Back in the early 1990s, Nintendo held an annual competition known as the “Nintendo World Championships.” During the event — loosely based on the cult classic film/glorified Nintendo commercial “The Wizard” — game fans would compete in classic Nintendo franchises for glory (and prize money).
On Sunday in Los Angeles, Nintendo re-ignited this fan-favourite event, and on-hand to celebrate at Los Angeles’ Microsoft Theatre was Nintendo president Reggie Fils-Aime. Here’s Fils-Aime, looking pumped:
More than just celebrate, Fils-Aime took on a fan in “Super Smash Bros. for Wii U.” In doing so, he answered the question long on the minds of fans everywhere: are the people running video game companies any good at the games they make?
The answer, it turns out, is not so much (at least in this case). Fils-Aime was big on smack talk, but when the wheels met the road, he was left in the dust.
Things started out innocently enough, with fans reacting to Fils-Aime’s appearance with a standing ovation:
But excitement was quickly overtaken by competitive grandstanding. Just look at these guys:
The competition was a year in the making, with Juan “Hungrybox” Debiedma returning to the stage to face Fils-Aime one year after winning the 2014 “Super Smash Bros. Invitational” — the competition Nintendo held in Los Angeles last year for Nintendo’s (at the time) new game “Super Smash Bros. for Wii U.”

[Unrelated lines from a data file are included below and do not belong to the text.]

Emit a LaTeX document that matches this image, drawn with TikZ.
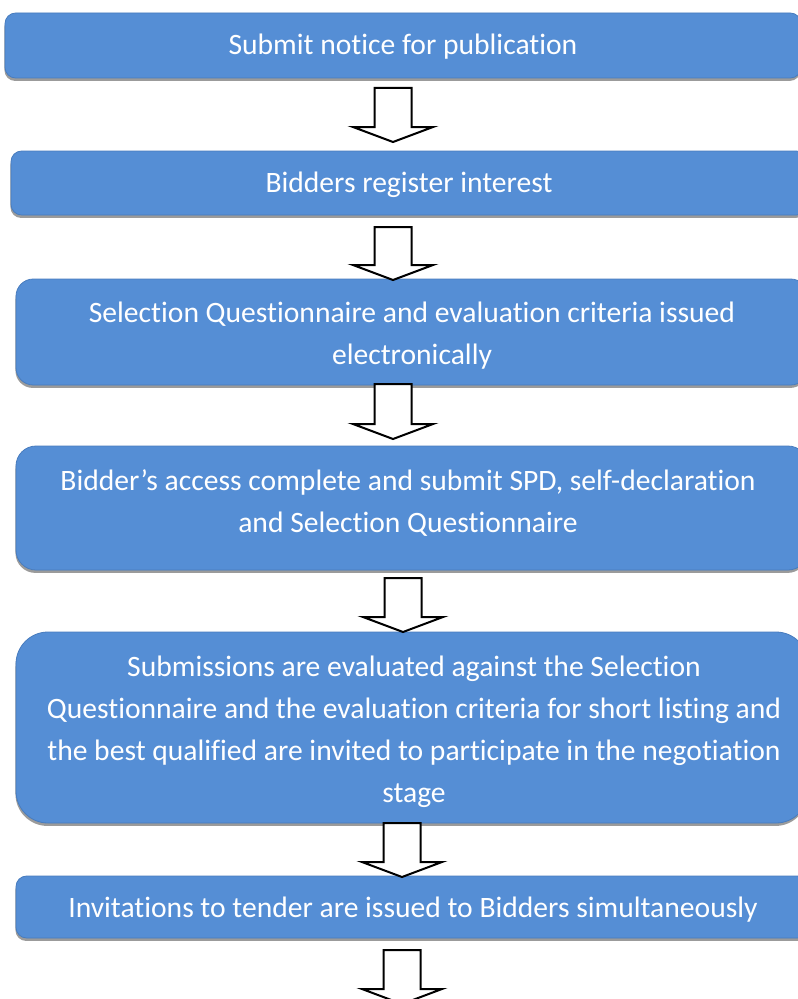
\documentclass[tikz,border=0pt]{standalone}
\usepackage{fontspec}
\setmainfont{Carlito}[Ligatures=NoCommon]
\usetikzlibrary{fit}
\definecolor{boxblue}{RGB}{85,142,213}
\definecolor{boxedge}{RGB}{72,124,190}
\definecolor{shadowgray}{RGB}{155,155,155}
\newcommand\blockarrow[3]{% cx, ytop, ytip
  \draw[barrow] (#1-18.5,#2) -- (#1+18.5,#2) -- (#1+18.5,#3-15) -- (#1+40,#3-15)
    -- (#1,#3) -- (#1-40,#3-15) -- (#1-18.5,#3-15) -- cycle;}
\begin{document}
\begin{tikzpicture}[x=0.75pt,y=-0.75pt,
  box/.style={draw=boxedge, line width=0.6pt, fill=boxblue, inner sep=0pt,
    preaction={fill=shadowgray, transform canvas={xshift=-0.4pt,yshift=-2.2pt}}},
  lbl/.style={text=white, align=center, font=\fontsize{22.2}{31.5}\selectfont, inner sep=0pt},
  barrow/.style={draw=black, fill=white, line width=1.5pt, line join=miter}]
\path[use as bounding box] (0,0) rectangle (798,999);
\begin{scope}
\clip (0,0) rectangle (798,999);
\fill[white] (0,0) rectangle (798,999);
% boxes
\node[box, rounded corners=8pt, fit={(5,13)(801,78)}] (b1) {};
\node[box, rounded corners=8pt, fit={(11,151)(807,215)}] (b2) {};
\node[box, rounded corners=13pt, fit={(16,279)(808,385)}] (b3) {};
\node[box, rounded corners=15pt, fit={(16,446)(808,570)}] (b4) {};
\node[box, rounded corners=24pt, fit={(16,632)(808,823)}] (b5) {};
\node[box, rounded corners=8pt, fit={(16,876)(808,938)}] (b6) {};
% texts
\node[lbl] (t1) at (403,47) {Submit notice for publication};
\node[lbl] (t2) at (409,185) {Bidders register interest};
\node[lbl] (t3) at (412,336) {Selection Questionnaire and evaluation criteria issued\\electronically};
\node[lbl] (t4) at (408,503) {Bidder’s access complete and submit SPD, self-declaration\\and Selection Questionnaire};
\node[lbl] (t5) at (414,732) {Submissions are evaluated against the Selection\\Questionnaire and the evaluation criteria for short listing and\\the best qualified are invited to participate in the negotiation\\stage};
\node[lbl] (t6) at (413,910) {Invitations to tender are issued to Bidders simultaneously};
% block arrows
\blockarrow{393}{88}{142}
\blockarrow{393}{227}{280}
\blockarrow{393}{384}{439}
\blockarrow{403}{578}{632}
\blockarrow{402}{823}{877}
\blockarrow{402}{950}{1004}
\end{scope}
\end{tikzpicture}
\end{document}
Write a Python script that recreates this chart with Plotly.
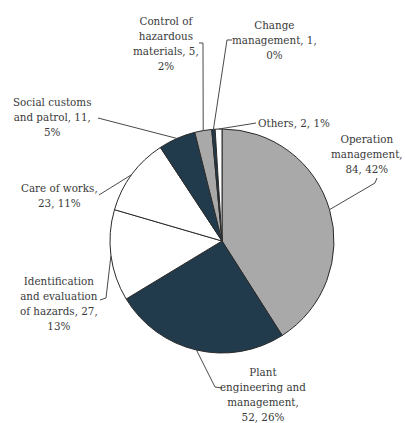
import math
import plotly.graph_objects as go

# Accident causes: counts and stated shares
categories = [
    "Operation management",
    "Plant engineering and management",
    "Identification and evaluation of hazards",
    "Care of works",
    "Social customs and patrol",
    "Control of hazardous materials",
    "Change management",
    "Others",
]
counts = [84, 52, 27, 23, 11, 5, 1, 2]
shares = ["42%", "26%", "13%", "11%", "5%", "2%", "0%", "1%"]

# Multi-line label text for each category
label_lines = [
    ["Operation", "management,", "{c}, {s}"],
    ["Plant", "engineering and", "management,", "{c}, {s}"],
    ["Identification", "and evaluation", "of hazards, {c},", "{s}"],
    ["Care of works,", "{c}, {s}"],
    ["Social customs", "and patrol, {c},", "{s}"],
    ["Control of", "hazardous", "materials, {c},", "{s}"],
    ["Change", "management, {c},", "{s}"],
    ["Others, {c}, {s}"],
]

GREY = "#a9a9a9"
NAVY = "#223b4c"
WHITE = "#ffffff"
slice_colors = [GREY, NAVY, WHITE, WHITE, NAVY, GREY, NAVY, WHITE]

W, H = 405, 423
CX, CY, R = 222, 241, 112  # pie centre and radius in pixels
FONT = "DejaVu Serif Condensed, DejaVu Serif"
FONT_SIZE = 11.5


def px(x, y):
    """Pixel position -> paper coordinates."""
    return x / W, 1 - y / H


# Label anchor (pixel centre), anchor side, and leader elbow points
label_layout = [
    dict(pos=(367, 154), anchor="center", elbow=[(375, 183), (377, 178)]),
    dict(pos=(263, 394), anchor="center", elbow=[(215, 387), (222, 388)]),
    dict(pos=(59, 303), anchor="center", elbow=[(106, 298), (100, 300)]),
    dict(pos=(59, 195), anchor="center", elbow=[(99, 195)]),
    dict(pos=(52, 117), anchor="center", elbow=[(98, 118)]),
    dict(pos=(166, 43), anchor="center", elbow=[(203, 43), (199, 43)]),
    dict(pos=(274, 40), anchor="center", elbow=[(227, 40), (232, 40)]),
    dict(pos=(257, 123), anchor="left", elbow=[(250, 124), (256, 123)]),
]

fig = go.Figure(
    go.Pie(
        labels=categories,
        values=counts,
        sort=False,
        direction="clockwise",
        rotation=0,
        textinfo="none",
        hoverinfo="label+value",
        marker=dict(colors=slice_colors, line=dict(color="#2a2a2a", width=1)),
        domain=dict(x=[(CX - R) / W, (CX + R) / W], y=[1 - (CY + R) / H, 1 - (CY - R) / H]),
        showlegend=False,
    )
)

total = sum(counts)
annotations = []
shapes = []
cum = 0
for i, c in enumerate(counts):
    mid = (cum + c / 2) / total * 2 * math.pi
    cum += c
    # point on the rim at the slice's mid angle
    ex = CX + R * math.sin(mid)
    ey = CY - R * math.cos(mid)
    pts = [(ex, ey)] + label_layout[i]["elbow"]
    path = ""
    for j, (x, y) in enumerate(pts):
        qx, qy = px(x, y)
        path += ("M" if j == 0 else "L") + f"{qx:.5f},{qy:.5f} "
    shapes.append(dict(type="path", xref="paper", yref="paper", path=path.strip(),
                       line=dict(color="#4a4a4a", width=1)))

    text = "<br>".join(l.format(c=c, s=shares[i]) for l in label_lines[i])
    ax, ay = px(*label_layout[i]["pos"])
    annotations.append(dict(
        x=ax, y=ay, xref="paper", yref="paper", text=text, showarrow=False,
        xanchor=label_layout[i]["anchor"], yanchor="middle", align="center",
        borderpad=0,
        font=dict(family=FONT, size=FONT_SIZE, color="#3a3a3a"),
    ))

fig.update_layout(
    width=W, height=H,
    margin=dict(l=0, r=0, t=0, b=0),
    paper_bgcolor="white",
    plot_bgcolor="white",
    font=dict(family=FONT),
    annotations=annotations,
    shapes=shapes,
)

fig.write_html("out.html")
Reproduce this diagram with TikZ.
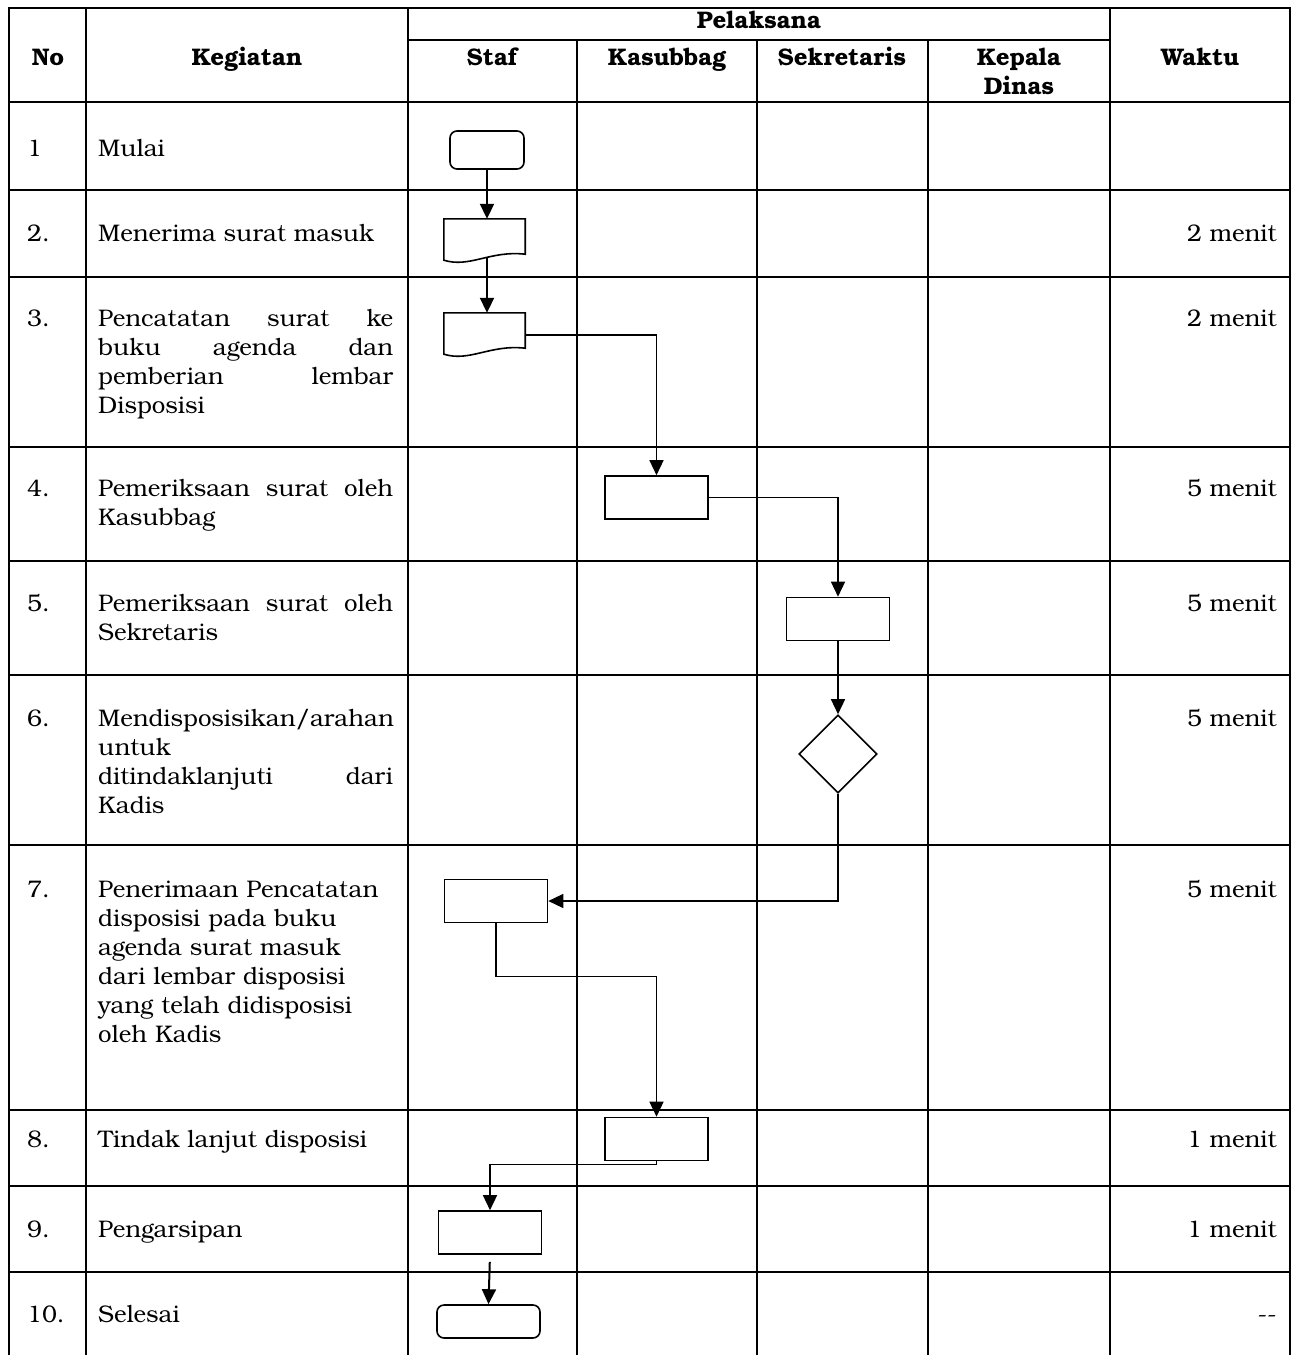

After winning last year’s tournament, Debiedma challenged Fils-Aime to a match “for glory.” Fils-Aime’s answer at the time: “I play all the Nintendo games. I suck at ‘Smash Bros.'” That didn’t deter him from boasting; Fils-Aime swore he’d get better, and this year’s battle was the fulfillment of that promise.
Or at least it was going to be a fulfillment of that promise. Until Fils-Aime lost. And he lost bad.
The video wasn’t just seen by the hundreds in attendance at Nintendo’s revamped World Championships, but also by thousands more watching live online. Win or lose, of course, it’s nice to see video game executives take time out of their normal lives — being executives — to actually enjoy the product they help create.